JP 2003 113 3171 A describes the purification of succinic anhydride by distillation, wherein the distillation of the crude succinic acid to avoid discoloration of the product the bottom temperature at reduced pressure is between 125 and 200° C. Only dilactones are described as impurities to be avoided. There is no mention of the preparation of succinic anhydride by means of succinic acid obtained from fermentative processes. In addition, no effect on downstream hydrogenation steps is detailed; instead, only discoloration of polyesters prepared with contaminated succinic anhydride is mentioned.

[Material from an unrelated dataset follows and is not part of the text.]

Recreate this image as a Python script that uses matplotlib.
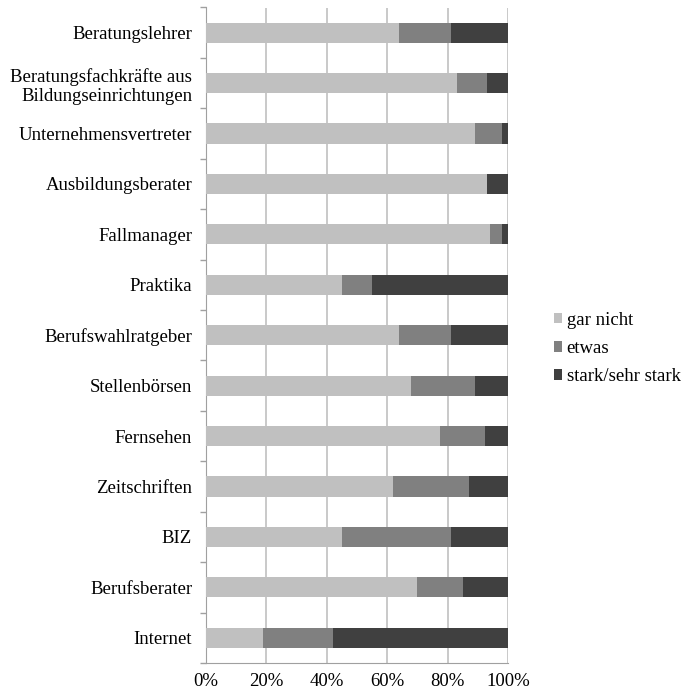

In contrast to products which are prepared by conventional chemical reactions, the peculiarity of products which are obtained from biomass lies in the disproportionately higher number of secondary components which can disrupt downstream applications, particularly when polymers having long chain lengths are to be formed, where monofunctional groups disrupt the formation of chains. In this present case, a main use of THF is the preparation of polytetrahydrofuran. Moreover, secondary components can have a disruptive effect on catalysts in terms of selectivity and yield of the process, but in particular have an adverse effect on the lifetime of the catalysts. Examples of these disruptive secondary components which can be harmful even in amounts below 1 ppm by weight comprise the elements N, P, S, As, Sb, Bi, Sn and halogens such as Cl, Br and I.
N-comprising compounds, particularly when they have basic properties, can occupy acidic centers on catalysts and hence destroy desirable properties. More particularly, the nitrogen-comprising compounds are harmful when they pass through a hydrogenation step, since it is only this that causes many of them to become basic compounds. This can then hinder the hydrogenation step or downstream processes. Here, the polymerization of THF is again adversely affected, since it is conducted in the presence of acidic catalysts. Especially in the case of hydrogenation of succinic anhydride in the presence of N-containing catalysts, especially of ammonia or those that can release it, it is easy for pyrrolidine to form, which hinders the hydrogenation process and, because of its boiling point being similar to that of THF, is separable therefrom only with difficulty, and disrupts the polymerization at a later stage.
Compounds comprising P, S, As, Sb, Bi, Sn or halogens such as Cl, Br and I are undesirable, since some are not just toxic to the environment but can also poison hydrogenation catalysts. Many of these compounds are volatile, and so they can partly withstand distillative purifying processes or get into the stream to be hydrogenated in gas phase processes.
In fermentative processes for preparing succinic acid, acids formed by way of example are not just succinic acid but also a number of other acids such as formic acid, acetic acid, propionic acid and butyric acid. Because of their acid strength, these are capable of damaging catalysts.